* **WHAT IS EXPECTED**:
List all lines of the data that include the string "Python".

┌─ EXCERPTED RECORDS

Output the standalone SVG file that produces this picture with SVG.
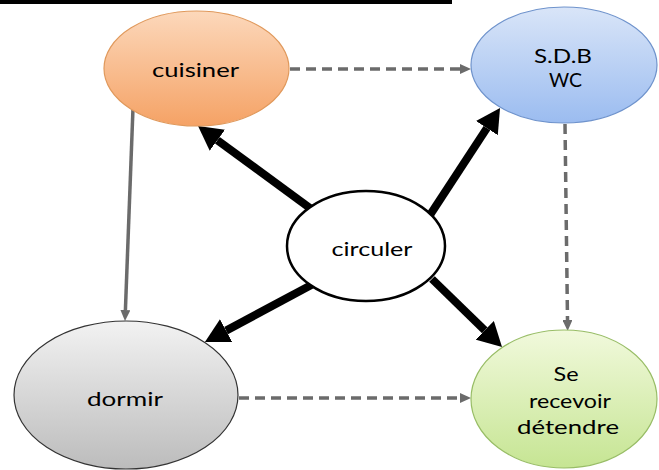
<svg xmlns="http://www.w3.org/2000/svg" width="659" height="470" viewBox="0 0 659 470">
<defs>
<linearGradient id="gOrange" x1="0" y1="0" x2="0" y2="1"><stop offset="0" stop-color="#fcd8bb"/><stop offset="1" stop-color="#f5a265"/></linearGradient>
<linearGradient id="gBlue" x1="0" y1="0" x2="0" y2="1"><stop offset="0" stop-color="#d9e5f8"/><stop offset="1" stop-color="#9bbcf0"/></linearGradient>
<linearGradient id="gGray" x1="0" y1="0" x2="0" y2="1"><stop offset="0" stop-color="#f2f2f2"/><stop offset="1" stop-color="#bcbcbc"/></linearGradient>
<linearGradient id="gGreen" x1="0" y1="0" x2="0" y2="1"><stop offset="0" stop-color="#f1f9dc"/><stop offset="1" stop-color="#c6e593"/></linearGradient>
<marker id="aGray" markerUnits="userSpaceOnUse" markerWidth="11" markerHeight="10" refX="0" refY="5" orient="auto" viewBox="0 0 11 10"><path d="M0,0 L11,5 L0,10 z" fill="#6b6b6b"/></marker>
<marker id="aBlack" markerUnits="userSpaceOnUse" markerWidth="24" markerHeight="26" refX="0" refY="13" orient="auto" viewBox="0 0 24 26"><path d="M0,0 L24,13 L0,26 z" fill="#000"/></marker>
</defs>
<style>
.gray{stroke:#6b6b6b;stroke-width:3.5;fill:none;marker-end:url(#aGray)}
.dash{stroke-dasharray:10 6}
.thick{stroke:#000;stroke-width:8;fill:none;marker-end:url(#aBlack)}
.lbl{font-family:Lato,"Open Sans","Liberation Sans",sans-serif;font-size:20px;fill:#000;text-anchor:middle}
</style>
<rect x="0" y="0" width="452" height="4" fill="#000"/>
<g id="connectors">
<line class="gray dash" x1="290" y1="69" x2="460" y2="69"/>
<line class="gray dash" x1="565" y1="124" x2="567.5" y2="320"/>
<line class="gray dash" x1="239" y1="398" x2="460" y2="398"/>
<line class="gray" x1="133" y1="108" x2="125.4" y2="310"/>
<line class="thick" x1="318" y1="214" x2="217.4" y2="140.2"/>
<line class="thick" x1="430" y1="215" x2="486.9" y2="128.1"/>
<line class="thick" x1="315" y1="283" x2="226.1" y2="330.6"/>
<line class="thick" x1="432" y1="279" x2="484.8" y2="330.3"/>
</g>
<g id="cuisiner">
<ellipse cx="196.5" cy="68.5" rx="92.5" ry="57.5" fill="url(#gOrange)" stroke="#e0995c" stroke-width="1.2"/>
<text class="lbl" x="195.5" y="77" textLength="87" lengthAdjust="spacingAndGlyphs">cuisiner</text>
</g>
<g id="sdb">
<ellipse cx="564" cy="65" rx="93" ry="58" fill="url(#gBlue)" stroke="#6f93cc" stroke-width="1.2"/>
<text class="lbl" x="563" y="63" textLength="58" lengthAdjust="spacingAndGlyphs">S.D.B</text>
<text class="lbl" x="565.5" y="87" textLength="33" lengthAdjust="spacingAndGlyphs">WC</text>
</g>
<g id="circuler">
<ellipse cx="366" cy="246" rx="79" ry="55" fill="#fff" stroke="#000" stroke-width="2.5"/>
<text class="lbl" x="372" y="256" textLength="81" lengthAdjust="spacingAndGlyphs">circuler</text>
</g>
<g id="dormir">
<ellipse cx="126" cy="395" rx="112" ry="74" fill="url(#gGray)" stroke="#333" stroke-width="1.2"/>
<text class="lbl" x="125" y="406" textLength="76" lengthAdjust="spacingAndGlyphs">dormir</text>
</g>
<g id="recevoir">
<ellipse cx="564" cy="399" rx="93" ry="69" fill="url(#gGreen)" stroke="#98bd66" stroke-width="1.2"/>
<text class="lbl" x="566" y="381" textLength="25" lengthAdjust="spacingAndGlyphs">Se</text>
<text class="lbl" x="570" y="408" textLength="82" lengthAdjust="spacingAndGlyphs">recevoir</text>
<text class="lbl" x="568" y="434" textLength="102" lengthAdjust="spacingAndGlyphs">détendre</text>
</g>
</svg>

└─
┌─ EXCERPTED RECORDS

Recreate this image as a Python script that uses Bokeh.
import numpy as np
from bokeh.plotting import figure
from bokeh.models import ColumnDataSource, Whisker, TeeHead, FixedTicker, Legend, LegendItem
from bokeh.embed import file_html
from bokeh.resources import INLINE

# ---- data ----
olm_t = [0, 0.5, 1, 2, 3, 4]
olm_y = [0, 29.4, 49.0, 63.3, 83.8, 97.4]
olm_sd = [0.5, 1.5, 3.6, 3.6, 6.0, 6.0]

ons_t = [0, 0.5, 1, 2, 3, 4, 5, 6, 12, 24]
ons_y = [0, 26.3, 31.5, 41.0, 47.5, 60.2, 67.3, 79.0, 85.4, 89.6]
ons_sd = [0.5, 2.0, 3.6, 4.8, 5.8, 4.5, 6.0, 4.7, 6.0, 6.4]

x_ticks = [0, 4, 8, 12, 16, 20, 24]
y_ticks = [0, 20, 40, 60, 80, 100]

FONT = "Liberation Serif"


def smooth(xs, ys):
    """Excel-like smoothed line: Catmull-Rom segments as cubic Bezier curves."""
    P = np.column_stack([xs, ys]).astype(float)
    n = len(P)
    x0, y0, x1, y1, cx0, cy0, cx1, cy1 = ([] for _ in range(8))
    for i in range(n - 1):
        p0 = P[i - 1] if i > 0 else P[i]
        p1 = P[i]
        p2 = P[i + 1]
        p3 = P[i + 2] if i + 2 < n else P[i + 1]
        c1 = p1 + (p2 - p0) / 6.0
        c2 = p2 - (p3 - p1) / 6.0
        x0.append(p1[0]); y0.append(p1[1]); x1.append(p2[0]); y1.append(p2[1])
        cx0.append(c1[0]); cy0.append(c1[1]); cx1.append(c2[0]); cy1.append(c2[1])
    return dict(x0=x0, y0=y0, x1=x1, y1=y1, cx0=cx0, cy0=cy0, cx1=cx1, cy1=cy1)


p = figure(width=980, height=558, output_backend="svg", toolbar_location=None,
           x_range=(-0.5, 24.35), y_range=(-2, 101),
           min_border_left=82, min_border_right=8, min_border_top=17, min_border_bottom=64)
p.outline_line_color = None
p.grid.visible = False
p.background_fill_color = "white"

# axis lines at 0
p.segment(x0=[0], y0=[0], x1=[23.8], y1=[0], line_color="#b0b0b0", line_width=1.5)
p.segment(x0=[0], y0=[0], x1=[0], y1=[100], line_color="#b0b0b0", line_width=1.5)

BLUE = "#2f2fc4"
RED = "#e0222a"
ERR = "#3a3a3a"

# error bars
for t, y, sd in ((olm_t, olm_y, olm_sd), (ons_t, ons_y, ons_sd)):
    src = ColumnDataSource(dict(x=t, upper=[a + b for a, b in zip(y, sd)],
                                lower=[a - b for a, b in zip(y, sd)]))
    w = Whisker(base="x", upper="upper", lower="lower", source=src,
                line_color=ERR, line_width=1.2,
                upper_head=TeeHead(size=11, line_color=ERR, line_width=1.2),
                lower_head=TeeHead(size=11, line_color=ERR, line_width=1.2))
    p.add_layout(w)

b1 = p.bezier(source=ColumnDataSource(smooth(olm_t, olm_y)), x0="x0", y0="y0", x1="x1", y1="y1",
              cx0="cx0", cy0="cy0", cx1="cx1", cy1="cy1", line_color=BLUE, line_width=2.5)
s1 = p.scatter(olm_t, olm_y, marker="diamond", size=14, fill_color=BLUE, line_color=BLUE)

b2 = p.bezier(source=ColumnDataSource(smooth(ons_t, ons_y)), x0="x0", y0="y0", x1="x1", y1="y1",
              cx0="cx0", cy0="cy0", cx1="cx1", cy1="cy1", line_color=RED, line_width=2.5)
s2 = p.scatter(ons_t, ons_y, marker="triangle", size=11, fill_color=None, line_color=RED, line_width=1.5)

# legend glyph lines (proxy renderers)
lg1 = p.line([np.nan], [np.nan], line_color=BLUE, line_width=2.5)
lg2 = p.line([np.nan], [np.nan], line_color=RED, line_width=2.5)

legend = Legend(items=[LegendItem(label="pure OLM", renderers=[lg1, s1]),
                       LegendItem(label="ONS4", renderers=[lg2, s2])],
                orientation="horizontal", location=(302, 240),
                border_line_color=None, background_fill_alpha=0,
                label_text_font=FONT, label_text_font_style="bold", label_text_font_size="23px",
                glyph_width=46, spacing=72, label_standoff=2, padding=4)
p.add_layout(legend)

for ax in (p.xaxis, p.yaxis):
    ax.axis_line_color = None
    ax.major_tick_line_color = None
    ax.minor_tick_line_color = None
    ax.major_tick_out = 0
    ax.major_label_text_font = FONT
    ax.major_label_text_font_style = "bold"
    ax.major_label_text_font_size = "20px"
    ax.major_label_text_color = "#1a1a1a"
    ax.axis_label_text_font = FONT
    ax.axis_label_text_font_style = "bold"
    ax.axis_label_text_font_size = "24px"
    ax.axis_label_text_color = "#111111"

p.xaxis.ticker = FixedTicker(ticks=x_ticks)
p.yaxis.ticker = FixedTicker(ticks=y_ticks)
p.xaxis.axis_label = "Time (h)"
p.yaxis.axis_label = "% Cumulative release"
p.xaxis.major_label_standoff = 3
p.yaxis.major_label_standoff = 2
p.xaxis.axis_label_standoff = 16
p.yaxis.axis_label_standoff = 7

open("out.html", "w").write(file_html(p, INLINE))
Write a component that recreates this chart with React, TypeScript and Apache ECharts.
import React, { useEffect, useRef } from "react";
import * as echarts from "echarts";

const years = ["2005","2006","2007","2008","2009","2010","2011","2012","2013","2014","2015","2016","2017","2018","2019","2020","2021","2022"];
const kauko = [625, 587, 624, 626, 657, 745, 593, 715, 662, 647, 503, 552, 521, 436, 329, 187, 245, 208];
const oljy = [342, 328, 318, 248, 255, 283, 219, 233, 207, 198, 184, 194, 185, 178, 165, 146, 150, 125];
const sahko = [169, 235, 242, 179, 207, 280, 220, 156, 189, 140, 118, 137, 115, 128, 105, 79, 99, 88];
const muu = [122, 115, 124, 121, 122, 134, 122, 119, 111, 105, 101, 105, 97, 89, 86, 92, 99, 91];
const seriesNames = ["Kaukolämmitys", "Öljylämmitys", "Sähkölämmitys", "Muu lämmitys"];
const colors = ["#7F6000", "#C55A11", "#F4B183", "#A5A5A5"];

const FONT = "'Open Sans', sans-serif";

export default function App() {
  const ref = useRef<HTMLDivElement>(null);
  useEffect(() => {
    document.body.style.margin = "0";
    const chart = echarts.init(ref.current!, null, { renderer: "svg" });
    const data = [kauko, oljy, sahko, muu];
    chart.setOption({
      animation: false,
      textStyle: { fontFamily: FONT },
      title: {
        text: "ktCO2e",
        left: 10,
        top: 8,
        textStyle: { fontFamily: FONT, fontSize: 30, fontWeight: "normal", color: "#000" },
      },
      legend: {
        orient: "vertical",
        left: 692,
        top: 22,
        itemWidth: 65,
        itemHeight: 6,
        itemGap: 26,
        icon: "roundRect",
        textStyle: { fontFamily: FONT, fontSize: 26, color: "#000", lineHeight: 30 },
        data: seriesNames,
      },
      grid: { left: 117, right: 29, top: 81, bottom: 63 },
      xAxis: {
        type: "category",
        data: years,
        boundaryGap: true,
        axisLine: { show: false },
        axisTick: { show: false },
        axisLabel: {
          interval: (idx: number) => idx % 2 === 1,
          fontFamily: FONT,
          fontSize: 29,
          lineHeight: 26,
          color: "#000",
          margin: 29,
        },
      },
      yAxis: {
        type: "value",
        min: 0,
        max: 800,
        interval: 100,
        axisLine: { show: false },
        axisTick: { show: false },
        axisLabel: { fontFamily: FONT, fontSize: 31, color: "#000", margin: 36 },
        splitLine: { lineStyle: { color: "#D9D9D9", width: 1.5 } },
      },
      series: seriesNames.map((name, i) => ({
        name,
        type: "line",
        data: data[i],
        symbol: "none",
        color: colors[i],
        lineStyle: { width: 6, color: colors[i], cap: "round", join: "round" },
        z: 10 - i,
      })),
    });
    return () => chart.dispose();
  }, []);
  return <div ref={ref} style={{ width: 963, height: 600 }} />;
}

└─
┌─ EXCERPTED RECORDS

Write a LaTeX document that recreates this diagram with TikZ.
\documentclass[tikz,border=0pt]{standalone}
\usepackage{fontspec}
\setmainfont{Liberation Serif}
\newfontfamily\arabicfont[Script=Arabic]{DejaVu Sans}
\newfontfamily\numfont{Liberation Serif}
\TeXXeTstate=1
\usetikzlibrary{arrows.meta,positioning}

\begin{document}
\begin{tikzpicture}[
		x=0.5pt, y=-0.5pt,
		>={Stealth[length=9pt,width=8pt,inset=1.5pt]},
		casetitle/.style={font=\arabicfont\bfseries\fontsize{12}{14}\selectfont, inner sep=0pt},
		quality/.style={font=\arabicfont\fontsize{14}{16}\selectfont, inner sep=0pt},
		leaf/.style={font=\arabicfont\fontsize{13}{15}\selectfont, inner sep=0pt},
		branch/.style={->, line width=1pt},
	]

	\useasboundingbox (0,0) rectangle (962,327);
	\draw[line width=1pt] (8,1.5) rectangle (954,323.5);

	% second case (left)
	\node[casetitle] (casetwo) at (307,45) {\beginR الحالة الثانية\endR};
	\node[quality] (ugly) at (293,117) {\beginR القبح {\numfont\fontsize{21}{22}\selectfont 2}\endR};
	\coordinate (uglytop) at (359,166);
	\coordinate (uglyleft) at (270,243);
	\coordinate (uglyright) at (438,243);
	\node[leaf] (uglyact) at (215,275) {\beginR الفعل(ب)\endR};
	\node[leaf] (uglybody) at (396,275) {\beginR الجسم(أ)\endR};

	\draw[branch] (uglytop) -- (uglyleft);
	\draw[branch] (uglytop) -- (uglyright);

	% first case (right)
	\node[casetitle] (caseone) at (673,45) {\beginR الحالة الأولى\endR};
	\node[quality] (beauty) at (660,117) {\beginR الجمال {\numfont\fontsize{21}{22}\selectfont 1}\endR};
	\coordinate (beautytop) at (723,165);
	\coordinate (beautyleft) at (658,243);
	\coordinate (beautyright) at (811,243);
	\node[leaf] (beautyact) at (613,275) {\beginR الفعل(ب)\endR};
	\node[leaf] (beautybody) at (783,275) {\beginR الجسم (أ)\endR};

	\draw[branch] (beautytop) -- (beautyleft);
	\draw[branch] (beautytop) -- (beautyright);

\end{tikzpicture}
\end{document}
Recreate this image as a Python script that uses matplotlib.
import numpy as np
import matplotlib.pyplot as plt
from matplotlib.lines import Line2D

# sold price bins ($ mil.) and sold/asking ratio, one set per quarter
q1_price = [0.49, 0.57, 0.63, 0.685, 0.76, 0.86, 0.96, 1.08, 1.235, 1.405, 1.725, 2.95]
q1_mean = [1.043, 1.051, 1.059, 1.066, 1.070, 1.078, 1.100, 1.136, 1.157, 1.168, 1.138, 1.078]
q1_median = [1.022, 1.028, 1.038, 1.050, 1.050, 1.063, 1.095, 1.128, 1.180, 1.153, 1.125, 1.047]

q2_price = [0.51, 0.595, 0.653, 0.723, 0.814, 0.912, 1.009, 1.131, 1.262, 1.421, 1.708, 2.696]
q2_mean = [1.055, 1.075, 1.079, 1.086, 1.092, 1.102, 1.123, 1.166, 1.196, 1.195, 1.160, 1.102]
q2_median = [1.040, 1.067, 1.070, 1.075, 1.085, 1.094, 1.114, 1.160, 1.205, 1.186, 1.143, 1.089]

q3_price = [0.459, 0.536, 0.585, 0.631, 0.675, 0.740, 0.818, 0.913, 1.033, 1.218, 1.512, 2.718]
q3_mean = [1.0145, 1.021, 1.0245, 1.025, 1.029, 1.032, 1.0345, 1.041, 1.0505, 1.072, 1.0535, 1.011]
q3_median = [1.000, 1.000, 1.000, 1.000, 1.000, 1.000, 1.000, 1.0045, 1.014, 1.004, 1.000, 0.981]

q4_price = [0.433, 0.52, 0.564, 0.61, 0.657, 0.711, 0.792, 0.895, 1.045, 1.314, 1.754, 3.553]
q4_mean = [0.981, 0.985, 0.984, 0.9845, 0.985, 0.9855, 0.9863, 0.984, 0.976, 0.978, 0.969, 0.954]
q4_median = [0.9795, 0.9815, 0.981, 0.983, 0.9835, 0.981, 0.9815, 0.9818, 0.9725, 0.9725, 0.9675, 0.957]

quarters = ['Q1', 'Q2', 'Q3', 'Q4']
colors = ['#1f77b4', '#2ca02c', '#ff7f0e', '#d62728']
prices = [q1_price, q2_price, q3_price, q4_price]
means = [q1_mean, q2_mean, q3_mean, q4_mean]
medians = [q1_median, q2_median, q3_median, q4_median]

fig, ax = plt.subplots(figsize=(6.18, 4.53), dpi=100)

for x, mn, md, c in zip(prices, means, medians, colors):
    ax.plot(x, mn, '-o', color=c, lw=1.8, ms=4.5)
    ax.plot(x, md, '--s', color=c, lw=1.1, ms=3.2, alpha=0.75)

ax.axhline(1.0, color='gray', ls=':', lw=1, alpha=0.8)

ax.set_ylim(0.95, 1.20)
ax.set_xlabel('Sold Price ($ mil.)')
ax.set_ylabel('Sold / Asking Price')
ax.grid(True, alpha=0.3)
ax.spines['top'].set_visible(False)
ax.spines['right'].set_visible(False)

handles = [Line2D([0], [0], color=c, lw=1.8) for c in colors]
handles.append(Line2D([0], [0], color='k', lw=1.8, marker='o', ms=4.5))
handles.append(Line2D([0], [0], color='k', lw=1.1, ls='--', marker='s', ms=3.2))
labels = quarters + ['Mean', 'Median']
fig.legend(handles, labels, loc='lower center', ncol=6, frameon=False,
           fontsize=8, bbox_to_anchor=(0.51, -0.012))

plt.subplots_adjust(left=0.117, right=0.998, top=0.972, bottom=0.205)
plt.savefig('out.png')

└─

* **WRITTEN REPLY**:
Recreate this image as a Python script that uses Bokeh.
Recreate this image as a Python script that uses matplotlib.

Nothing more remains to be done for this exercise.